I was trying to implement a code that would allow me to find the 10 most frequent words in a text. I'm new at python, and am more used to languages like C#, java or even C++. Here is what I did:
f = open("bigtext.txt","r")
word_count = {}
Basicaly, my idea is to create a dictionary that contains the number of times that each word is present in my text. If the word is not present, I will add it to the dictionary with the value of 1. If the world is already present in the dictionary, I will increment its value by 1.
for x in f.read().split():
if x not in word_count:
word_count[x] = 1
else:
word_count[x] += 1
sorted(word_count.values)
Here, I will sort my dictionary by values (since I'm looking for the 10 most frequent worlds, I need the 10 words with the biggest values).

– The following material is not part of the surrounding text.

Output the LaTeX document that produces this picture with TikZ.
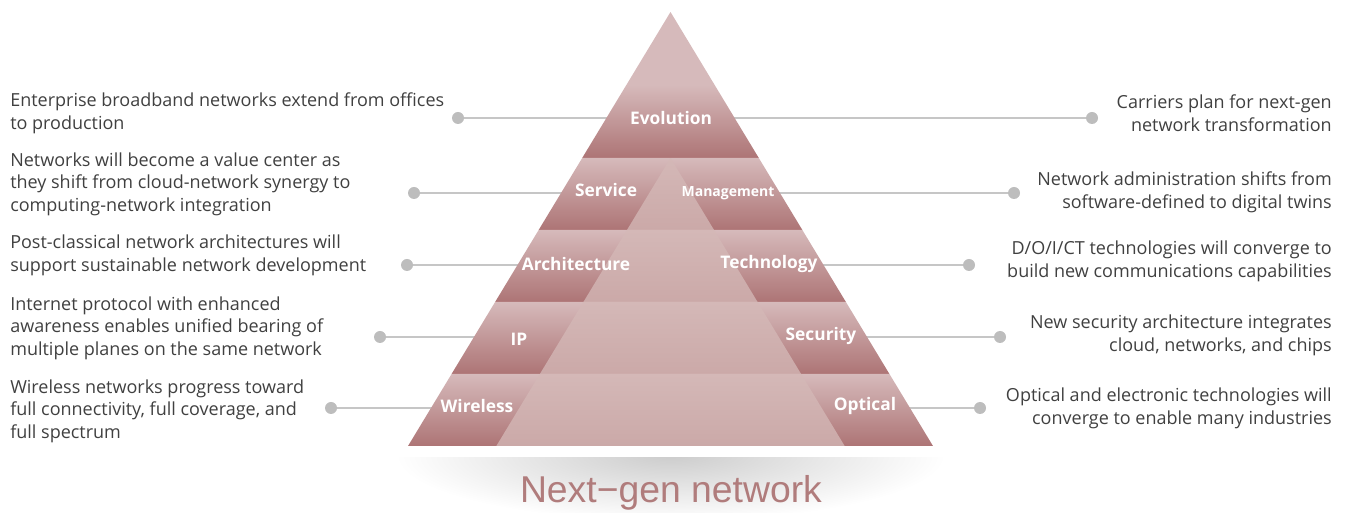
\documentclass[tikz,border=0pt]{standalone}
\usepackage{fontspec}
\setmainfont{Open Sans}
\newfontfamily\titlefont{Liberation Sans}
\usetikzlibrary{positioning}

\definecolor{pyrlight}{HTML}{D6BABB}
\definecolor{pyrdark}{HTML}{AD7475}
\definecolor{midlight}{HTML}{D4B8B7}
\definecolor{middark}{HTML}{CBA9A8}
\definecolor{dotgray}{HTML}{BDBDBD}
\definecolor{linegray}{HTML}{C6C6C6}
\definecolor{txtgray}{HTML}{404040}
\definecolor{titlerose}{HTML}{B07C7C}

\pgfdeclarelayer{background}
\pgfdeclarelayer{pyramid}
\pgfsetlayers{background,pyramid,main}

\begin{document}
\begin{tikzpicture}[x=0.75pt, y=0.75pt,
    desc/.style={text=txtgray, font=\fontsize{13.5}{17}\selectfont, inner sep=0pt},
    leftdesc/.style={desc, anchor=west, align=left},
    rightdesc/.style={desc, anchor=east, align=right},
    lvl/.style={text=white, font=\fontsize{13}{15}\selectfont\bfseries, inner sep=1pt},
    greydot/.style={circle, fill=dotgray, minimum size=9pt, inner sep=0pt},
    conn/.style={draw=linegray, line width=1.1pt}]
    \useasboundingbox (0,0) rectangle (1348,513);

    % Draw the pyramid: the top and four bands, each band with a lighter middle
    \begin{pgfonlayer}{pyramid}
    \shade[top color=pyrlight, bottom color=pyrdark, middle color=pyrlight]
        (670.5,501) -- (758.8,355) -- (582.2,355) -- cycle;
    \foreach \t in {158,230,302,374} {
        \pgfmathsetmacro\b{\t+72}
        \shade[top color=pyrlight, bottom color=pyrdark]
            ({670.5-(\t-12)*0.6048},{513-\t}) -- ({670.5+(\t-12)*0.6048},{513-\t})
            -- ({670.5+(\b-12)*0.6048},{513-\b}) -- ({670.5-(\b-12)*0.6048},{513-\b}) -- cycle;
        \shade[top color=midlight, bottom color=middark]
            ({670.5-(\t-158)*0.6048},{513-\t}) -- ({670.5+(\t-158)*0.6048},{513-\t})
            -- ({670.5+(\b-158)*0.6048},{513-\b}) -- ({670.5-(\b-158)*0.6048},{513-\b}) -- cycle;
    }
    \end{pgfonlayer}

    % Shadow under the pyramid
    \begin{pgfonlayer}{background}
    \begin{scope}
        \clip (380,0) rectangle (960,55);
        \shade[inner color=black!20, outer color=white] (670.5,58) ellipse (275 and 66);
    \end{scope}
    \end{pgfonlayer}

    % Labels on the pyramid
    \node[lvl] (evo) at (671,395) {Evolution};
    \node[lvl] (serv) at (606,323) {Service};
    \node[lvl, font=\fontsize{10.5}{12}\selectfont\bfseries] (mgmt) at (728,320) {Management};
    \node[lvl] (arch) at (576,249) {Architecture};
    \node[lvl] (tech) at (769,249) {Technology};
    \node[lvl] (ip) at (519,174) {IP};
    \node[lvl] (sec) at (821,177) {Security};
    \node[lvl] (wless) at (477,107) {Wireless};
    \node[lvl] (opt) at (865,107) {Optical};

    % Dots on both sides
    \node[greydot] (ldot1) at (458,395) {};
    \node[greydot] (ldot2) at (414,320) {};
    \node[greydot] (ldot3) at (407,248) {};
    \node[greydot] (ldot4) at (380,176) {};
    \node[greydot] (ldot5) at (331,105) {};
    \node[greydot] (rdot1) at (1092,395) {};
    \node[greydot] (rdot2) at (1014,320) {};
    \node[greydot] (rdot3) at (969,248) {};
    \node[greydot] (rdot4) at (1000,176) {};
    \node[greydot] (rdot5) at (980,105) {};

    % Descriptions on the left
    \node[leftdesc] (ltxt1) at (10,400) {Enterprise broadband networks extend from offices\\to production};
    \node[leftdesc] (ltxt2) at (10,329) {Networks will become a value center as\\they shift from cloud-network synergy to\\computing-network integration};
    \node[leftdesc] (ltxt3) at (10,257.5) {Post-classical network architectures will\\support sustainable network development};
    \node[leftdesc] (ltxt4) at (10,185) {Internet protocol with enhanced\\awareness enables unified bearing of\\multiple planes on the same network};
    \node[leftdesc] (ltxt5) at (10,102) {Wireless networks progress toward\\full connectivity, full coverage, and\\full spectrum};

    % Descriptions on the right
    \node[rightdesc] (rtxt1) at (1332,400) {Carriers plan for next-gen\\network transformation};
    \node[rightdesc] (rtxt2) at (1332,321) {Network administration shifts from\\software-defined to digital twins};
    \node[rightdesc] (rtxt3) at (1332,251.5) {D/O/I/CT technologies will converge to\\build new communications capabilities};
    \node[rightdesc] (rtxt4) at (1332,177.5) {New security architecture integrates\\cloud, networks, and chips};
    \node[rightdesc] (rtxt5) at (1332,104.5) {Optical and electronic technologies will\\converge to enable many industries};

    % Lines from the dots into the pyramid
    \begin{pgfonlayer}{background}
    \foreach \d/\l in {ldot1/evo, ldot2/serv, ldot3/arch, ldot4/ip, ldot5/wless,
                       rdot1/evo, rdot2/mgmt, rdot3/tech, rdot4/sec, rdot5/opt}
        \draw[conn] (\d) -- (\d -| \l);
    \end{pgfonlayer}

    % Title
    \node[text=titlerose, font=\titlefont\fontsize{28}{30}\selectfont] (title) at (671,20) {Next−gen network};
\end{tikzpicture}
\end{document}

for keys,values in word_count.items():
values = values + 1
print(word_count[-values])
if values == 10:
break
Here is the part were it all fails. I know now for sure (since I sorted my dictionary by the value of the values). That my 10 most frequent words are the 10 last elements of my dictionary. I want to display those. So I decided to initialize values at 1
and to display my dictionary backward till values = 10
so that I won't need to display more than what I need. But unfortunately, I get this following error:
File "<ipython-input-19-f5241b4c239c>", line 13 for keys,values in word_count.items() ^ SyntaxError: invalid syntax
I do know that my mistake is that I didn't display my dictionary backwards correctly. But I don't know how to proceed elsewhere. So if someone can tell me how to properly display my last 10 elements in my dictionary, I would very much appreciate it. Thank You.